Cook noted that the people he met on Kauaʻi were not “acquainted with our commodities, except iron; which however, it was plain, they had … in some quantity, brought to them at some distant period. … They asked for it by the name of hamaite.” It is interesting to note that a Spanish word for iron ore is “Hematitas”.
“The only iron tools, or rather bits of iron, seen amongst them, and which they had before our arrival, were a piece of iron hoop about two inches long, fitted into a wooden handle, and another edge tool, which our people guessed to be made of the point of a broadsword.” (Cook’s Journal)
Captain Clerke’s record (Jan. 23, 1778) notes, “This morning one of the midshipmen purchased of the natives a piece of iron lashed into a handle for a cutting instrument; it seems to me a piece of the blade of a cutlass; it has by no means the appearance of a modern acquisition …”
“… it looks to have been a good deal used and long in its present state; the midshipman … demanded of the man where he got it; the Indian pointed away to the SE ward, where he says there is an island called Tai, from whence it came.” (Stokes)
Referring back to the midshipman’s information, it may be noted that there is no island named Tai to the south-east of Waimea, Kauai, where the matter was discussed, and since tai (kai) is the term for “sea” and the current sweeps up to Waimea from the south-east, it therefore appears that the implement was floated in, from the sea.
It was the reference that “people guessed to be made of the point of a broadsword” that caught the attention of Stokes (former Curator of Polynesian Ethnology and Curator-in-charge of the Bernice P Bishop Museum,) who speculated that rather than the end of a broadsword, the Hawaiians may have had a deba bocho (a Japanese fish-knife.)
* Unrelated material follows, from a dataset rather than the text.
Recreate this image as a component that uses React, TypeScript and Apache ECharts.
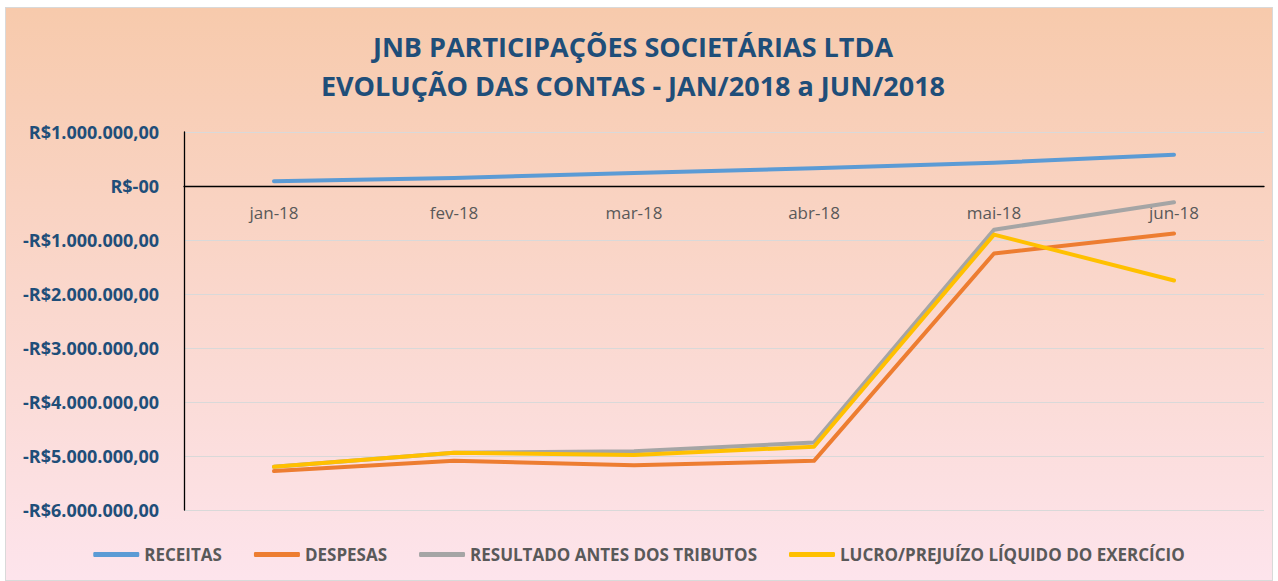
import React, { useEffect, useRef } from "react";
import * as echarts from "echarts";

const months = ["jan-18", "fev-18", "mar-18", "abr-18", "mai-18", "jun-18"];
const receitas = [90000, 150000, 240000, 330000, 430000, 580000];
const despesas = [-5280000, -5090000, -5170000, -5090000, -1250000, -880000];
const resultado = [-5200000, -4940000, -4910000, -4750000, -810000, -300000];
const lucro = [-5200000, -4940000, -4980000, -4830000, -900000, -1750000];
const seriesNames = [
  "RECEITAS",
  "DESPESAS",
  "RESULTADO ANTES DOS TRIBUTOS",
  "LUCRO/PREJUÍZO LÍQUIDO DO EXERCÍCIO",
];
const colors = ["#5B9BD5", "#ED7D31", "#A5A5A5", "#FFC000"];

function fmt(v: number): string {
  if (v === 0) return "R$-00";
  const abs = Math.abs(v);
  const s = abs.toString().replace(/\B(?=(\d{3})+(?!\d))/g, ".");
  return (v < 0 ? "-" : "") + "R$" + s + ",00";
}

export default function App() {
  const ref = useRef<HTMLDivElement>(null);
  useEffect(() => {
    if (!ref.current) return;
    const chart = echarts.init(ref.current, undefined, { renderer: "svg" });
    const data = [receitas, despesas, resultado, lucro];
    chart.setOption({
      animation: false,
      textStyle: { fontFamily: "Open Sans" },
      title: {
        text: "JNB PARTICIPAÇÕES SOCIETÁRIAS LTDA\nEVOLUÇÃO DAS CONTAS - JAN/2018 a JUN/2018",
        left: 622,
        textAlign: "center",
        top: 14,
        textStyle: {
          fontFamily: "Open Sans",
          fontSize: 27,
          fontWeight: "bold",
          color: "#1F4E79",
          lineHeight: 39,
        },
      },
      legend: {
        bottom: 12,
        left: "center",
        itemWidth: 46,
        itemHeight: 5,
        itemGap: 32,
        icon: "roundRect",
        textStyle: {
          fontFamily: "Open Sans",
          fontSize: 17,
          fontWeight: "bold",
          color: "#595959",
        },
        data: seriesNames,
      },
      grid: { left: 178, right: 8, top: 124, bottom: 70, containLabel: false },
      xAxis: {
        type: "category",
        data: months,
        boundaryGap: true,
        offset: -324,
        axisLine: { onZero: false, lineStyle: { color: "#000000", width: 1.3 } },
        axisTick: { show: false },
        axisLabel: {
          color: "#595959",
          fontSize: 17,
          margin: 18,
          fontFamily: "Open Sans",
        },
      },
      yAxis: {
        type: "value",
        min: -6000000,
        max: 1000000,
        interval: 1000000,
        axisLine: { show: true, lineStyle: { color: "#000000", width: 1.3 } },
        axisTick: { show: false },
        splitLine: { lineStyle: { color: "#D9D9D9", width: 1 } },
        axisLabel: {
          formatter: (v: number) => fmt(v),
          color: "#1F4E79",
          fontWeight: "bold",
          fontSize: 18,
          margin: 25,
          fontFamily: "Open Sans",
        },
      },
      series: seriesNames.map((name, i) => ({
        name,
        type: "line",
        data: data[i],
        symbol: "none",
        color: colors[i],
        lineStyle: { width: 4, color: colors[i], cap: "round", join: "round" },
      })),
    });
    return () => chart.dispose();
  }, []);
  return (
    <div
      style={{
        position: "fixed",
        left: 5,
        top: 7,
        width: 1266,
        height: 572,
        border: "1px solid #D9D9D9",
        background: "linear-gradient(to bottom, #F7CAAC, #FDE4EC)",
      }}
    >
      <div ref={ref} style={{ width: 1266, height: 572 }} />
    </div>
  );
}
Stokes noted that swords generally break straight across, making it difficult (impossible) to be “lashed into a handle.” Rather, the deba bocho has a tang that is driven into a wooden handle.
The tang would have been concealed from view by Cook’s crew and “These men, ‘accustomed to the sword,’ would naturally think first in terms of weapons. It is certain they were unfamiliar with Japanese domestic utensils because Japan had then been isolated from foreigners for more than a century.” (Stokes)
Whether it actually was a knife and whether it drifted in on wreckage or was brought by a Japanese fisherman (before Cook’s arrival in the Islands) is not clear.
Beachcombing finds of Japanese glass balls (fishing floats,) as well as marine debris from the 2011 Japan tsunami, suggest the possibility of earlier Japan contact with the Islands (especially in the context that a Japanese fishing boat and its survivors landed in the Islands in 1832.)